[DATA SUPPLIED start]

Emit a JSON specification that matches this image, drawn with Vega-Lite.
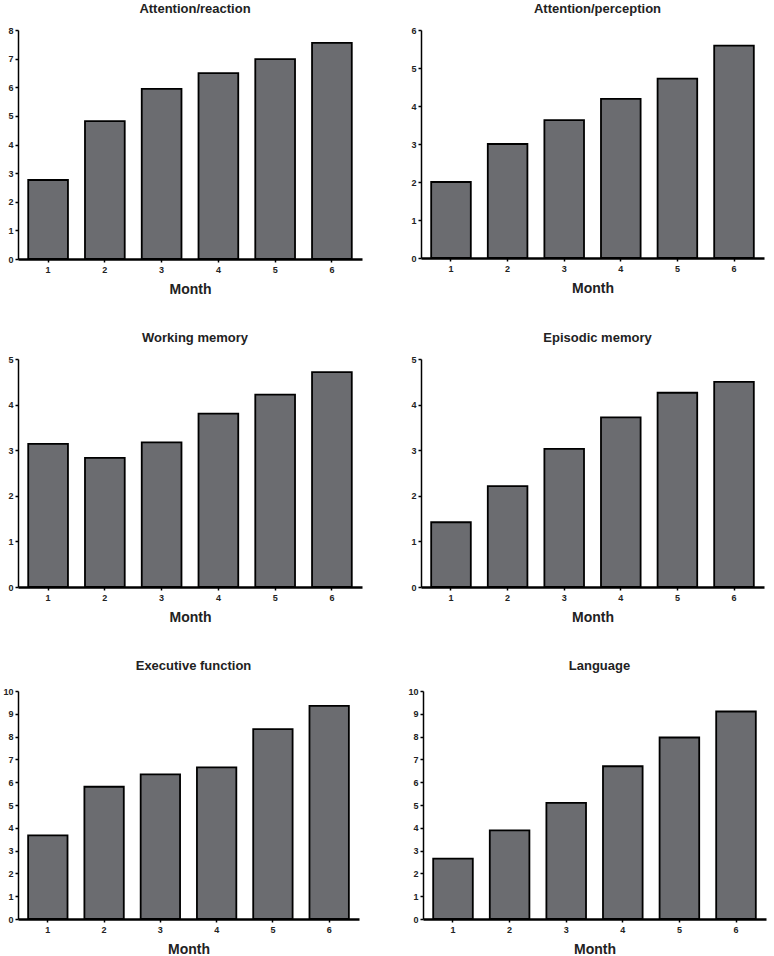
{
  "$schema": "https://vega.github.io/schema/vega-lite/v6.json",
  "background": "white",
  "padding": {"left": 2, "top": 3, "right": 2, "bottom": 0},
  "datasets": {
    "scores": [
      {"domain": "Attention/reaction", "month": 1, "score": 2.76},
      {"domain": "Attention/reaction", "month": 2, "score": 4.82},
      {"domain": "Attention/reaction", "month": 3, "score": 5.94},
      {"domain": "Attention/reaction", "month": 4, "score": 6.49},
      {"domain": "Attention/reaction", "month": 5, "score": 6.98},
      {"domain": "Attention/reaction", "month": 6, "score": 7.55},
      {"domain": "Attention/perception", "month": 1, "score": 2.0},
      {"domain": "Attention/perception", "month": 2, "score": 3.0},
      {"domain": "Attention/perception", "month": 3, "score": 3.63},
      {"domain": "Attention/perception", "month": 4, "score": 4.19},
      {"domain": "Attention/perception", "month": 5, "score": 4.72},
      {"domain": "Attention/perception", "month": 6, "score": 5.59},
      {"domain": "Working memory", "month": 1, "score": 3.14},
      {"domain": "Working memory", "month": 2, "score": 2.83},
      {"domain": "Working memory", "month": 3, "score": 3.17},
      {"domain": "Working memory", "month": 4, "score": 3.8},
      {"domain": "Working memory", "month": 5, "score": 4.22},
      {"domain": "Working memory", "month": 6, "score": 4.71},
      {"domain": "Episodic memory", "month": 1, "score": 1.42},
      {"domain": "Episodic memory", "month": 2, "score": 2.21},
      {"domain": "Episodic memory", "month": 3, "score": 3.03},
      {"domain": "Episodic memory", "month": 4, "score": 3.72},
      {"domain": "Episodic memory", "month": 5, "score": 4.26},
      {"domain": "Episodic memory", "month": 6, "score": 4.5},
      {"domain": "Executive function", "month": 1, "score": 3.67},
      {"domain": "Executive function", "month": 2, "score": 5.8},
      {"domain": "Executive function", "month": 3, "score": 6.34},
      {"domain": "Executive function", "month": 4, "score": 6.65},
      {"domain": "Executive function", "month": 5, "score": 8.33},
      {"domain": "Executive function", "month": 6, "score": 9.35},
      {"domain": "Language", "month": 1, "score": 2.65},
      {"domain": "Language", "month": 2, "score": 3.89},
      {"domain": "Language", "month": 3, "score": 5.09},
      {"domain": "Language", "month": 4, "score": 6.7},
      {"domain": "Language", "month": 5, "score": 7.96},
      {"domain": "Language", "month": 6, "score": 9.1}
    ]
  },
  "vconcat": [
    {
      "hconcat": [
        {
          "data": {"name": "scores"},
          "width": 344, "height": 229,
          "title": "Attention/reaction",
          "transform": [{"filter": "datum.domain === 'Attention/reaction'"}],
          "mark": {"type": "bar", "fill": "#6b6c70", "stroke": "#000", "strokeWidth": 1.8},
          "encoding": {
            "x": {"field": "month", "type": "ordinal", "title": "Month", "scale": {"paddingInner": 0.3, "paddingOuter": 0.18}},
            "y": {"field": "score", "type": "quantitative", "title": null, "scale": {"domain": [0, 8], "nice": false}, "axis": {"values": [0, 1, 2, 3, 4, 5, 6, 7, 8]}}
          }
        },
        {
          "data": {"name": "scores"},
          "width": 343, "height": 228,
          "title": "Attention/perception",
          "transform": [{"filter": "datum.domain === 'Attention/perception'"}],
          "mark": {"type": "bar", "fill": "#6b6c70", "stroke": "#000", "strokeWidth": 1.8},
          "encoding": {
            "x": {"field": "month", "type": "ordinal", "title": "Month", "scale": {"paddingInner": 0.3, "paddingOuter": 0.18}},
            "y": {"field": "score", "type": "quantitative", "title": null, "scale": {"domain": [0, 6], "nice": false}, "axis": {"values": [0, 1, 2, 3, 4, 5, 6]}}
          }
        }
      ]
    },
    {
      "hconcat": [
        {
          "data": {"name": "scores"},
          "width": 344, "height": 228,
          "title": "Working memory",
          "transform": [{"filter": "datum.domain === 'Working memory'"}],
          "mark": {"type": "bar", "fill": "#6b6c70", "stroke": "#000", "strokeWidth": 1.8},
          "encoding": {
            "x": {"field": "month", "type": "ordinal", "title": "Month", "scale": {"paddingInner": 0.3, "paddingOuter": 0.18}},
            "y": {"field": "score", "type": "quantitative", "title": null, "scale": {"domain": [0, 5], "nice": false}, "axis": {"values": [0, 1, 2, 3, 4, 5]}}
          }
        },
        {
          "data": {"name": "scores"},
          "width": 343, "height": 228,
          "title": "Episodic memory",
          "transform": [{"filter": "datum.domain === 'Episodic memory'"}],
          "mark": {"type": "bar", "fill": "#6b6c70", "stroke": "#000", "strokeWidth": 1.8},
          "encoding": {
            "x": {"field": "month", "type": "ordinal", "title": "Month", "scale": {"paddingInner": 0.3, "paddingOuter": 0.18}},
            "y": {"field": "score", "type": "quantitative", "title": null, "scale": {"domain": [0, 5], "nice": false}, "axis": {"values": [0, 1, 2, 3, 4, 5]}}
          }
        }
      ]
    },
    {
      "hconcat": [
        {
          "data": {"name": "scores"},
          "width": 341, "height": 228,
          "title": {"text": "Executive function", "offset": 14},
          "transform": [{"filter": "datum.domain === 'Executive function'"}],
          "mark": {"type": "bar", "fill": "#6b6c70", "stroke": "#000", "strokeWidth": 1.8},
          "encoding": {
            "x": {"field": "month", "type": "ordinal", "title": "Month", "scale": {"paddingInner": 0.3, "paddingOuter": 0.18}},
            "y": {"field": "score", "type": "quantitative", "title": null, "scale": {"domain": [0, 10], "nice": false}, "axis": {"values": [0, 1, 2, 3, 4, 5, 6, 7, 8, 9, 10]}}
          }
        },
        {
          "data": {"name": "scores"},
          "width": 343, "height": 228,
          "title": {"text": "Language", "offset": 14},
          "transform": [{"filter": "datum.domain === 'Language'"}],
          "mark": {"type": "bar", "fill": "#6b6c70", "stroke": "#000", "strokeWidth": 1.8},
          "encoding": {
            "x": {"field": "month", "type": "ordinal", "title": "Month", "scale": {"paddingInner": 0.3, "paddingOuter": 0.18}},
            "y": {"field": "score", "type": "quantitative", "title": null, "scale": {"domain": [0, 10], "nice": false}, "axis": {"values": [0, 1, 2, 3, 4, 5, 6, 7, 8, 9, 10]}}
          }
        }
      ]
    }
  ],
  "spacing": 36,
  "config": {
    "concat": {"spacing": 48},
    "view": {"stroke": null},
    "font": "Liberation Sans",
    "title": {"font": "Liberation Sans", "fontSize": 13, "fontWeight": "bold", "color": "#222", "offset": 10, "dx": 5},
    "axis": {
      "grid": false,
      "domainColor": "#000",
      "tickColor": "#000",
      "tickSize": 3,
      "labelFont": "Liberation Sans",
      "labelFontSize": 9,
      "labelFontWeight": "bold",
      "labelColor": "#222",
      "labelPadding": 2
    },
    "axisX": {
      "domainWidth": 2.5,
      "tickWidth": 1.5,
      "labelAngle": 0,
      "labelPadding": 3,
      "titleFont": "Liberation Sans",
      "titleFontSize": 14,
      "titleFontWeight": "bold",
      "titleColor": "#222",
      "titlePadding": 8
    },
    "axisY": {
      "domainWidth": 1.5,
      "tickWidth": 1.5
    }
  }
}
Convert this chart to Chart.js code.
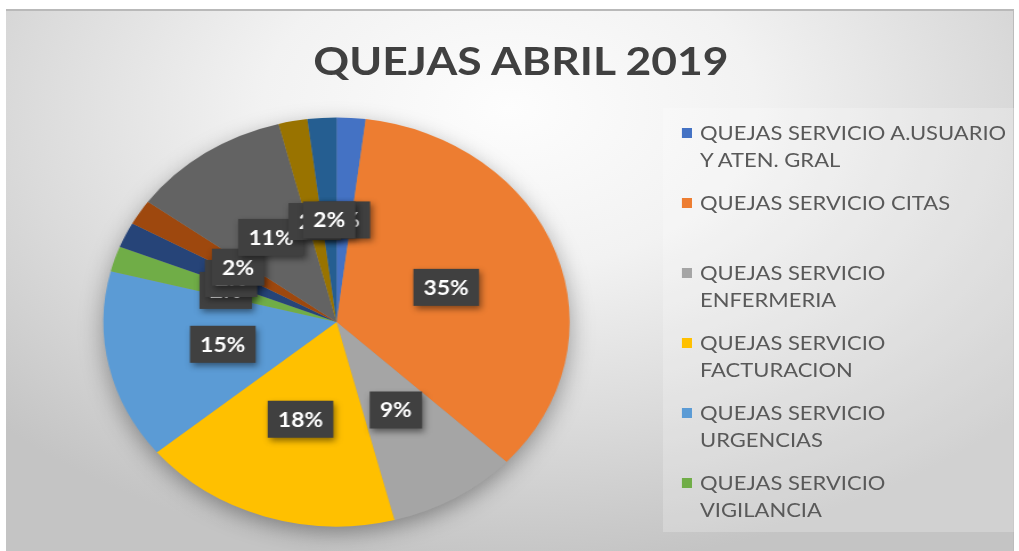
<!DOCTYPE html>
<html>
<head>
<meta charset="utf-8">
<script src="https://cdn.jsdelivr.net/npm/chart.js@4.4.1/dist/chart.umd.min.js"></script>
<style>
  html, body { margin:0; padding:0; }
  body { width:1019px; height:551px; position:relative; overflow:hidden; background:#ffffff; font-family: Lato, "Open Sans", sans-serif; }
  #frame { position:absolute; left:6px; top:9px; width:1008px; height:542px;
    background: radial-gradient(ellipse 70% 85% at 50% 18%, #fdfdfd 0%, #f2f2f2 35%, #dadada 70%, #c4c4c4 100%);
    border-top:2px solid #b9b9b9; border-right:1px solid #bcbcbc; box-sizing:border-box; }
  #legendbox { position:absolute; left:663px; top:108px; width:351px; height:424px; background:rgba(255,255,255,0.22); }
  #wrap { position:absolute; left:0; top:0; width:894px; height:551px; transform:scaleX(1.14); transform-origin:0 0; }
  #c { position:absolute; left:0; top:0; }
  #title { position:absolute; left:0; top:40px; width:914px; text-align:center; font:bold 39px/40px Lato, sans-serif; color:#404040; white-space:nowrap; }
  #legend { position:absolute; left:598px; top:119px; }
  .item { position:relative; height:70px; }
  .mk { position:absolute; left:0; top:9px; width:8.8px; height:10px; }
  .tx { position:absolute; left:16px; top:0; font:19.3px/27px Lato, sans-serif; color:#595959; white-space:nowrap; }
</style>
</head>
<body>
<div id="frame"></div>
<div id="legendbox"></div>
<div id="wrap">
  <canvas id="c" width="894" height="551"></canvas>
  <div id="title"></div>
  <div id="legend"></div>
</div>
<script>
const chartTitle = "QUEJAS ABRIL 2019";
const categories = [
  ["QUEJAS SERVICIO A.USUARIO", "Y ATEN. GRAL"],
  ["QUEJAS SERVICIO CITAS"],
  ["QUEJAS SERVICIO", "ENFERMERIA"],
  ["QUEJAS SERVICIO", "FACTURACION"],
  ["QUEJAS SERVICIO", "URGENCIAS"],
  ["QUEJAS SERVICIO", "VIGILANCIA"],
  [""], [""], [""], [""], [""]
];
const values = [2, 35, 9, 18, 15, 2, 2, 2, 11, 2, 2];
const colors = ["#4472C4", "#ED7D31", "#A5A5A5", "#FFC000", "#5B9BD5", "#70AD47",
                "#264478", "#9E480E", "#636363", "#997300", "#255E91"];
const legendCount = 6;

document.getElementById('title').textContent = chartTitle;
const lg = document.getElementById('legend');
for (let i = 0; i < legendCount; i++) {
  const it = document.createElement('div'); it.className = 'item';
  const mk = document.createElement('div'); mk.className = 'mk'; mk.style.background = colors[i];
  const tx = document.createElement('div'); tx.className = 'tx';
  categories[i].forEach((line, j) => { if (j) tx.appendChild(document.createElement('br')); tx.appendChild(document.createTextNode(line)); });
  it.appendChild(mk); it.appendChild(tx); lg.appendChild(it);
}

const shadowPlugin = {
  id: 'pieShadow',
  beforeDatasetsDraw(chart) {
    const arc = chart.getDatasetMeta(0).data[0];
    if (!arc) return;
    const ctx = chart.ctx;
    ctx.save();
    ctx.shadowColor = 'rgba(0,0,0,0.38)';
    ctx.shadowBlur = 22;
    ctx.shadowOffsetY = 7;
    ctx.fillStyle = '#999';
    ctx.beginPath();
    ctx.arc(arc.x, arc.y, arc.outerRadius - 1, 0, Math.PI * 2);
    ctx.fill();
    ctx.restore();
  }
};

const labelPlugin = {
  id: 'boxLabels',
  afterDatasetsDraw(chart) {
    const ctx = chart.ctx;
    const meta = chart.getDatasetMeta(0);
    const data = chart.data.datasets[0].data;
    const total = data.reduce((a, b) => a + b, 0);
    ctx.save();
    ctx.font = 'bold 20px Lato, sans-serif';
    ctx.textAlign = 'center';
    ctx.textBaseline = 'middle';
    meta.data.forEach((arc, i) => {
      const p = arc.getCenterPoint();
      const t = Math.round(data[i] / total * 100) + '%';
      const w = ctx.measureText(t).width + 18;
      const h = 37;
      ctx.save();
      ctx.shadowColor = 'rgba(0,0,0,0.45)';
      ctx.shadowBlur = 6;
      ctx.shadowOffsetX = 2;
      ctx.shadowOffsetY = 3;
      ctx.fillStyle = '#404040';
      ctx.fillRect(p.x - w / 2, p.y - h / 2, w, h);
      ctx.restore();
      ctx.fillStyle = '#ffffff';
      ctx.fillText(t, p.x, p.y + 1);
    });
    ctx.restore();
  }
};

new Chart(document.getElementById('c'), {
  type: 'pie',
  data: {
    labels: categories,
    datasets: [{ data: values, backgroundColor: colors, borderWidth: 0 }]
  },
  options: {
    responsive: false,
    animation: false,
    layout: { padding: { left: 90.7, right: 394.3, top: 117.5, bottom: 24.5 } },
    plugins: { legend: { display: false }, title: { display: false }, tooltip: { enabled: false } }
  },
  plugins: [shadowPlugin, labelPlugin]
});
</script>
</body>
</html>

[DATA SUPPLIED end]

Where a line above holds the string "this", show that line.

Emit a JSON specification that matches this image, drawn with Vega-Lite.
Convert this chart to Chart.js code.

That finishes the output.